EXERCISE TASK:
Transcribe the whole listing below without changing a word, but leave out every image.

------------------------------------------------

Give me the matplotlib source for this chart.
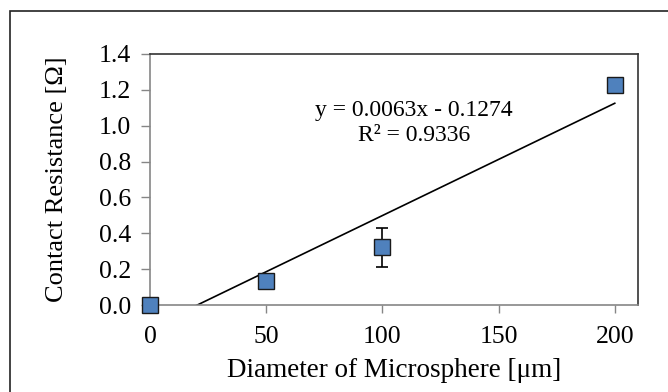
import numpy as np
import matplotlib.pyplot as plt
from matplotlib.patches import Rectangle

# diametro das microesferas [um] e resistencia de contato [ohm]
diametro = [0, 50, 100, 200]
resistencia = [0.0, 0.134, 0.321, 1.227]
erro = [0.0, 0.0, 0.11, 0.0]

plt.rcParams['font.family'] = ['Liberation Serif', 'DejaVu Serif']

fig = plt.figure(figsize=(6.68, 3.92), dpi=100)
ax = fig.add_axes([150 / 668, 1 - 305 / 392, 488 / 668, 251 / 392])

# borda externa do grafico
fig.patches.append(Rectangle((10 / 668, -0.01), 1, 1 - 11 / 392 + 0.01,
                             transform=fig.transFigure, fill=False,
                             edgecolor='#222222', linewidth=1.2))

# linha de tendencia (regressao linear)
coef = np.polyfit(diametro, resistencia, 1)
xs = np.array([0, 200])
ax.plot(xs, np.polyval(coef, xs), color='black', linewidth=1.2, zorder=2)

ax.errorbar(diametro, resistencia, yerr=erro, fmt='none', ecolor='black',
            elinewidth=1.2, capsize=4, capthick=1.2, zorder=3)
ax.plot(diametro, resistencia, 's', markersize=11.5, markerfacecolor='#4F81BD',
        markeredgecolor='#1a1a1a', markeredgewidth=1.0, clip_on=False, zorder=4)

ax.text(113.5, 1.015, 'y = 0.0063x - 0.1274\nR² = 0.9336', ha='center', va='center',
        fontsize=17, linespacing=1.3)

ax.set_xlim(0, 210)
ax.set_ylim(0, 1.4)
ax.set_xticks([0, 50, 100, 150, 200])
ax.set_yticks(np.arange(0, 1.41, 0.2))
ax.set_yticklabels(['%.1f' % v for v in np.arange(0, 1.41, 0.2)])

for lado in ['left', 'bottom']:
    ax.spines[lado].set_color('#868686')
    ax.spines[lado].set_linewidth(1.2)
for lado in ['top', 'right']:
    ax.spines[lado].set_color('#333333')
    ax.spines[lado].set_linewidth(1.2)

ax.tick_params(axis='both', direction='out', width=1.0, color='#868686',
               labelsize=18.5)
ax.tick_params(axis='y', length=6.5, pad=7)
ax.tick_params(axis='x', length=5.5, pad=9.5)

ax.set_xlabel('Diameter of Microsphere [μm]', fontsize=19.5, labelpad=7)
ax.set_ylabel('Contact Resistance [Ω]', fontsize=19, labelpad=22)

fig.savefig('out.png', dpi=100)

------------------------------------------------

THE RESPONSE:
Give me the matplotlib source for this chart.
import numpy as np
import matplotlib.pyplot as plt
from matplotlib.patches import Rectangle

# diametro das microesferas [um] e resistencia de contato [ohm]
diametro = [0, 50, 100, 200]
resistencia = [0.0, 0.134, 0.321, 1.227]
erro = [0.0, 0.0, 0.11, 0.0]

plt.rcParams['font.family'] = ['Liberation Serif', 'DejaVu Serif']

fig = plt.figure(figsize=(6.68, 3.92), dpi=100)
ax = fig.add_axes([150 / 668, 1 - 305 / 392, 488 / 668, 251 / 392])

# borda externa do grafico
fig.patches.append(Rectangle((10 / 668, -0.01), 1, 1 - 11 / 392 + 0.01,
                             transform=fig.transFigure, fill=False,
                             edgecolor='#222222', linewidth=1.2))

# linha de tendencia (regressao linear)
coef = np.polyfit(diametro, resistencia, 1)
xs = np.array([0, 200])
ax.plot(xs, np.polyval(coef, xs), color='black', linewidth=1.2, zorder=2)

ax.errorbar(diametro, resistencia, yerr=erro, fmt='none', ecolor='black',
            elinewidth=1.2, capsize=4, capthick=1.2, zorder=3)
ax.plot(diametro, resistencia, 's', markersize=11.5, markerfacecolor='#4F81BD',
        markeredgecolor='#1a1a1a', markeredgewidth=1.0, clip_on=False, zorder=4)

ax.text(113.5, 1.015, 'y = 0.0063x - 0.1274\nR² = 0.9336', ha='center', va='center',
        fontsize=17, linespacing=1.3)

ax.set_xlim(0, 210)
ax.set_ylim(0, 1.4)
ax.set_xticks([0, 50, 100, 150, 200])
ax.set_yticks(np.arange(0, 1.41, 0.2))
ax.set_yticklabels(['%.1f' % v for v in np.arange(0, 1.41, 0.2)])

for lado in ['left', 'bottom']:
    ax.spines[lado].set_color('#868686')
    ax.spines[lado].set_linewidth(1.2)
for lado in ['top', 'right']:
    ax.spines[lado].set_color('#333333')
    ax.spines[lado].set_linewidth(1.2)

ax.tick_params(axis='both', direction='out', width=1.0, color='#868686',
               labelsize=18.5)
ax.tick_params(axis='y', length=6.5, pad=7)
ax.tick_params(axis='x', length=5.5, pad=9.5)

ax.set_xlabel('Diameter of Microsphere [μm]', fontsize=19.5, labelpad=7)
ax.set_ylabel('Contact Resistance [Ω]', fontsize=19, labelpad=22)

fig.savefig('out.png', dpi=100)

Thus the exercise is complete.